The main purpose of the new provisions is to reduce the number of individuals in the repair station industry who commit intentional and serious violations of the regulations or who demonstrate they are otherwise unqualified to hold repair stations certificates.

The new rule allows the FAA to deny an application for a new repair station certificate, if the applicant or certain associated key individuals had materially contributed to the circumstances that led the FAA to revoke a previous repair station certificate. Furthermore, new provisions are added to deter applicants from intentionally inserting false entries or omitting to mention material facts in any application, record, or report made under the repair station rules: such violations will incur a civil penalty and impact on the validity of the certificate issued.

These provisions follow a 2004 NTSB recommendation issued after investigating the crash of a Beech 95 aircraft that caused the death of the pilot and serious property damages. The crash was due to improper overhaul of the aircraft propellers. The investigation showed that the repair station having overhauled the propellers had overhauled improperly at least two more propellers from other aircraft.
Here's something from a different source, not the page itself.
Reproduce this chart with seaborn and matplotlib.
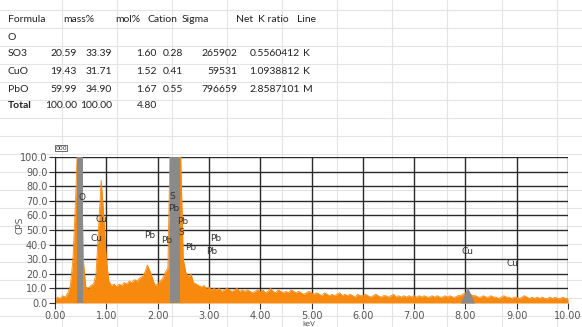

Furthermore, the owner of the repair station had been previously the chief inspector at another repair station, from which the certificate had been revoked for employing questionable repair and overhaul procedures. The FAA rules on repair stations were not providing for mechanisms to prevent such individuals from continuing to operate through a new repair station.

Finally, shortly before the new rule became effective, the FAA issued a correction to the final text of the rule upon request of various aviation industry groups.